An iconic location lends itself to the story

Want to convey moneyed Gotham or modern London? Need a transition shot that says more than 1,000 words of dialogue?

An iconic location or landmark often conveys more background or exposition than a filmmaker can get with a costly set. These instantly recognizable sites not only visually establish location but also communicate an emotional subtext.

A crucial locale, whether a demand of story or director’s vision, typically entails serious location fees as well as the cooperation of multiple government entities or private property owners.

“Each city is significantly different in response to movie crews,” says producer Pat Crowley, now lensing “The Bourne Ultimatum,” third in the Bourne series that has shot worldwide from Goa, India, to Manhattan.

Following a template set up in “The Bourne Identity,” filmmakers take an oblique approach to establishing location, which often sets up the next plot intricacy. “There’s a conscious effort to avoid a postcard look or landmark approach to a city,” Crowley explains.

If the Eiffel Tower is used, it’s in a small corner of the frame, as Jason Bourne (Matt Damon) needs to move about unobserved. Train stations are essential locations, as Bourne tends to avoid airports. In London, “The Bourne Ultimatum” filmed at Waterloo Station but only during the off-commute hours of 10 a.m. to 4 p.m. “The Waterloo fees were not big, and we got the production value of all that architecture,” Crowley says.

Gotham’s Waldorf-Astoria’s film credits stretch back 62 years, including recent work for “The Tourist” and “The Bourne Ultimatum.” “We give them a sense of history and an establishing shot of New York City,” says Anton Moore, the hotel’s director of entertainment sales. “No matter where you are in the world, you know our name and building.”

Location fees are determined per production and based on how much of the hotel’s day-to-day business will be interrupted.

When a production must have a certain location is when a fee can really escalate. Location manager Rick Schuler (“Zodiac,” “National Treasure II”) notes the most expensive location he secured was for David Fincher’s “The Game,” when the production shut down San Francisco’s Palace Hotel lobby and four ballrooms, including the famed glass-covered one, for 72 hours.

The six-figure fee was due to a combination of factors, chiefly believability, as Michael Douglas’ character must fall spectacularly through the glass ceiling in the film’s finale.

“The Bourne Ultimatum” needed a specific London bookstore for a major sequence. The store’s asking price was £20,000 ($39,000) per hour. “We had to bite the bullet,” Crowley says. “You can get held up the same way in downtown Los Angeles or anywhere. If they smell you’re hungry, you have to pay for that appetite.”

One of the most important considerations in moving forward with the production of Focus Features’ “Evening” (based on Susan Minot’s book) was to find the right house that was both an iconic piece of landscape central to the film’s story and a manse that epitomized a bygone era.

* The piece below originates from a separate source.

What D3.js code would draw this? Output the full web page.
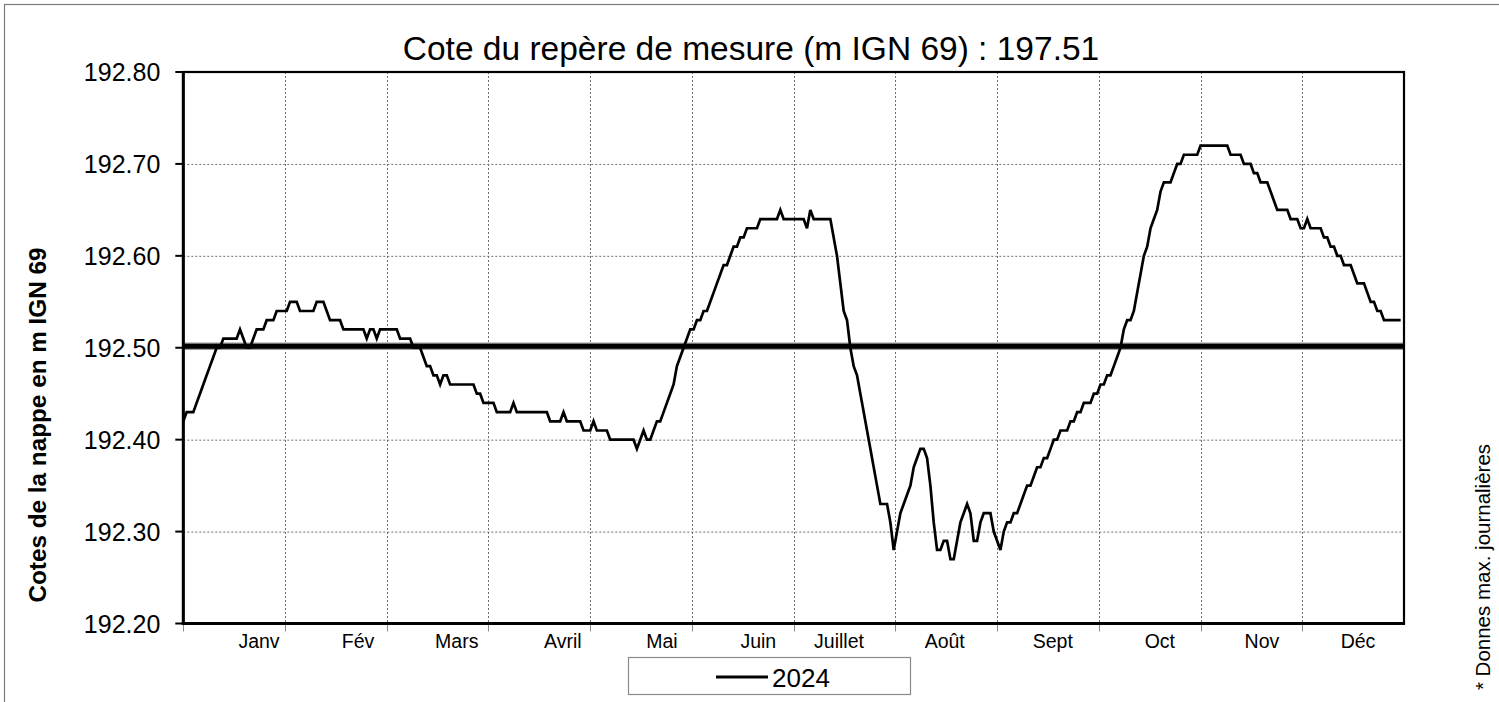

Producer Jeff Sharp scouted the East Coast from Maine to Long Island before finding the perfect house in Newport, R.I., dramatically positioned at the end of Newport’s most historic street. Although the production paid fees equivalent to a summer rental, it was a fraction of the cost of trying to re-create such a setting.

“The house spoke to the film so much so we changed the location from Maine to Newport,” Sharp explains. “The house suited the characters in a way we couldn’t have anticipated.”

He credits Steven Feinberg of the Rhode Island Film/TV Office with establishing a welcoming rapport with the home’s owners.

New Mexico is a state that, since it introduced extremely generous filming incentives, recognizes the importance of state support, according to Lisa Strout, director of New Mexico’s film office.

She helped smooth the way for Sony’s “Seraphim Falls” to shoot the pic’s opener at the top of environmentally sensitive Taos Mountain.

“The scene sets the tone for the whole movie,” Strout explains of the landmark location. “The land is a character in the story, and to shoot somewhere else or re-create it digitally would have taken what something away from what story is about.”